Hear Sanas VAD in Action
Real-world audio makes the differences clearer than any metric. Below are examples showing how Sanas VAD performs in noisy, unpredictable environments compared to a commercially available VAD system. Each scenario highlights common challenges (background chatter, overlapping voices, and/or short interjections) and how accurately each VAD model handles speech boundaries.
For each example, you’ll see:
- Original Input: Raw audio with real environmental noise
- Generic VAD: Commonly used VAD which may be prone to false activations or missed speech
- Sanas VAD: Clean speech detection with no false positives or negatives

Original (Input) | Generic VAD | Sanas VAD |

Original (Input) | Generic VAD | Sanas VAD |
The Foundation for the Next Generation of Speech Intelligence
Sanas VAD is more than a high-accuracy model, it’s a foundation for smarter, more reliable speech-driven technology.
- For developers a drop-in enhancement for Sanas SDK improves responsiveness for LLMs, language translation, and other speech-driven pipelines.
- For agentic AI: sharper turn-taking and background noise suppression enhances dialogue fluidity and system awareness.
- For enterprise integrations: reduces compute load and boosts downstream model reliability by delivering cleaner, context-ready speech segments.
Sanas VAD represents a milestone in our mission to build inclusive, reliable, real-time speech intelligence, which depends on understanding when someone is speaking, how they’re speaking, and what signals actually reflect human intent. Sanas VAD brings that clarity to environments where legacy VAD struggles most: noisy, multilingual, fast-moving conversations that define today’s global communication.

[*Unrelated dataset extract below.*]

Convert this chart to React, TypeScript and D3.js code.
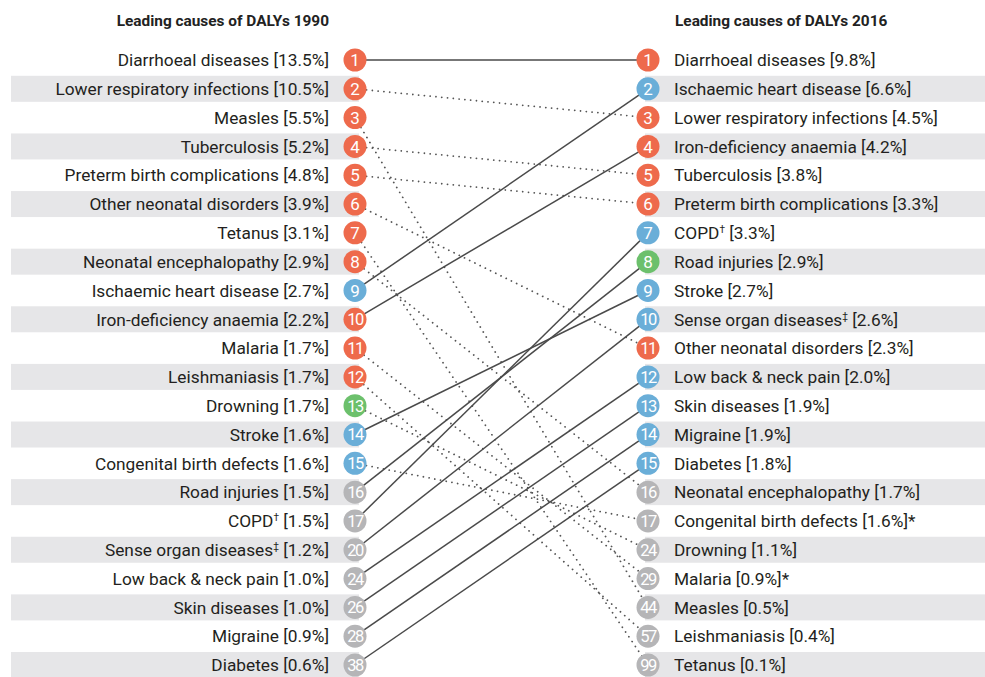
import React, { useEffect, useRef } from 'react';
import * as d3 from 'd3';

// 1990 ranking
const causes1990 = [
  'Diarrhoeal diseases', 'Lower respiratory infections', 'Measles', 'Tuberculosis',
  'Preterm birth complications', 'Other neonatal disorders', 'Tetanus', 'Neonatal encephalopathy',
  'Ischaemic heart disease', 'Iron-deficiency anaemia', 'Malaria', 'Leishmaniasis',
  'Drowning', 'Stroke', 'Congenital birth defects', 'Road injuries', 'COPD',
  'Sense organ diseases', 'Low back & neck pain', 'Skin diseases', 'Migraine', 'Diabetes',
];
const ranks1990 = [1, 2, 3, 4, 5, 6, 7, 8, 9, 10, 11, 12, 13, 14, 15, 16, 17, 20, 24, 26, 28, 38];
const shares1990 = ['13.5', '10.5', '5.5', '5.2', '4.8', '3.9', '3.1', '2.9', '2.7', '2.2', '1.7', '1.7', '1.7', '1.6', '1.6', '1.5', '1.5', '1.2', '1.0', '1.0', '0.9', '0.6'];

// 2016 ranking
const causes2016 = [
  'Diarrhoeal diseases', 'Ischaemic heart disease', 'Lower respiratory infections', 'Iron-deficiency anaemia',
  'Tuberculosis', 'Preterm birth complications', 'COPD', 'Road injuries', 'Stroke',
  'Sense organ diseases', 'Other neonatal disorders', 'Low back & neck pain', 'Skin diseases',
  'Migraine', 'Diabetes', 'Neonatal encephalopathy', 'Congenital birth defects', 'Drowning',
  'Malaria', 'Measles', 'Leishmaniasis', 'Tetanus',
];
const ranks2016 = [1, 2, 3, 4, 5, 6, 7, 8, 9, 10, 11, 12, 13, 14, 15, 16, 17, 24, 29, 44, 57, 99];
const shares2016 = ['9.8', '6.6', '4.5', '4.2', '3.8', '3.3', '3.3', '2.9', '2.7', '2.6', '2.3', '2.0', '1.9', '1.9', '1.8', '1.7', '1.6', '1.1', '0.9', '0.5', '0.4', '0.1'];
const starred2016 = ['Congenital birth defects', 'Malaria'];

// cause groups
const communicable = [
  'Diarrhoeal diseases', 'Lower respiratory infections', 'Measles', 'Tuberculosis',
  'Preterm birth complications', 'Other neonatal disorders', 'Tetanus', 'Neonatal encephalopathy',
  'Iron-deficiency anaemia', 'Malaria', 'Leishmaniasis',
];
const injuries = ['Drowning', 'Road injuries'];
const marks: Record<string, string> = { 'COPD': '†', 'Sense organ diseases': '‡' };

const groupColor = (name: string, rank: number) => {
  if (rank > 15) return '#b5b5b7';
  if (communicable.includes(name)) return '#ee6a4c';
  if (injuries.includes(name)) return '#6cc06c';
  return '#6aaed8';
};

const App = () => {
  const ref = useRef<SVGSVGElement>(null);

  useEffect(() => {
    document.body.style.margin = '0';
    drawChart();
  }, []);

  const drawChart = () => {
    const svg = d3.select(ref.current);
    svg.selectAll('*').remove();

    const font = 'Roboto, sans-serif';
    const fontSize = 17.3;
    const leftX = 355;
    const rightX = 648;
    const r = 11.5;

    const y = d3.scalePoint<number>()
      .domain(d3.range(causes1990.length))
      .range([60, 665]);

    // alternating row bands
    d3.range(causes1990.length).filter(i => i % 2 === 1).forEach(i => {
      svg.append('rect')
        .attr('x', 11).attr('y', y(i)! - 13)
        .attr('width', leftX + 4 - 11).attr('height', 26)
        .attr('fill', '#e6e6e8');
      svg.append('rect')
        .attr('x', rightX - 3).attr('y', y(i)! - 13)
        .attr('width', 985 - rightX + 3).attr('height', 26)
        .attr('fill', '#e6e6e8');
    });

    // titles
    svg.append('text')
      .attr('x', 329).attr('y', 26)
      .attr('text-anchor', 'end')
      .attr('font-family', font).attr('font-weight', 'bold').attr('font-size', 15.4)
      .attr('fill', '#222')
      .text('Leading causes of DALYs 1990');
    svg.append('text')
      .attr('x', 675).attr('y', 26)
      .attr('font-family', font).attr('font-weight', 'bold').attr('font-size', 15.4)
      .attr('fill', '#222')
      .text('Leading causes of DALYs 2016');

    // connecting lines: solid when the cause rose, dotted when it fell
    causes1990.forEach((name, i) => {
      const j = causes2016.indexOf(name);
      const fell = j > i;
      svg.append('line')
        .attr('x1', leftX).attr('y1', y(i)!)
        .attr('x2', rightX).attr('y2', y(j)!)
        .attr('stroke', fell ? '#555' : '#4a4a4a')
        .attr('stroke-width', fell ? 1.8 : 1.5)
        .attr('stroke-dasharray', fell ? '0.01,5.8' : null)
        .attr('stroke-linecap', fell ? 'round' : 'butt');
    });

    const label = (g: d3.Selection<SVGTextElement, unknown, null, undefined>, name: string, share: string, star: boolean) => {
      g.append('tspan').text(name);
      const rest = ` [${share}%]` + (star ? '*' : '');
      if (marks[name]) {
        g.append('tspan').attr('font-size', 10).attr('dy', -6).text(marks[name]);
        g.append('tspan').attr('dy', 6).text(rest);
      } else {
        g.append('tspan').text(rest);
      }
    };

    const circle = (cx: number, cy: number, rank: number, color: string) => {
      svg.append('circle')
        .attr('cx', cx).attr('cy', cy).attr('r', r)
        .attr('fill', color);
      svg.append('text')
        .attr('x', cx).attr('y', cy).attr('dy', '0.36em')
        .attr('text-anchor', 'middle')
        .attr('font-family', font).attr('font-size', rank > 9 ? 16.5 : 17)
        .attr('letter-spacing', rank > 9 ? -1.5 : 0)
        .attr('fill', '#fff')
        .text(rank);
    };

    // left column
    causes1990.forEach((name, i) => {
      const t = svg.append('text')
        .attr('x', 329).attr('y', y(i)!).attr('dy', '0.36em')
        .attr('text-anchor', 'end')
        .attr('font-family', font).attr('font-size', fontSize)
        .attr('fill', '#231f20');
      label(t, name, shares1990[i], false);
      circle(leftX, y(i)!, ranks1990[i], groupColor(name, ranks1990[i]));
    });

    // right column
    causes2016.forEach((name, i) => {
      const t = svg.append('text')
        .attr('x', 674).attr('y', y(i)!).attr('dy', '0.36em')
        .attr('font-family', font).attr('font-size', fontSize)
        .attr('fill', '#231f20');
      label(t, name, shares2016[i], starred2016.includes(name));
      circle(rightX, y(i)!, ranks2016[i], groupColor(name, ranks2016[i]));
    });
  };

  return <svg ref={ref} width={985} height={677} style={{ display: 'block' }} />;
};

export default App;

With its combination of accuracy, efficiency, and ultra-low-latency design, Sanas VAD marks a meaningful step toward helping machines understand humans better. This is just the beginning, as we set the groundwork for the next generation of AI systems that can listen more carefully, respond more naturally, and connect people more clearly no matter the environment.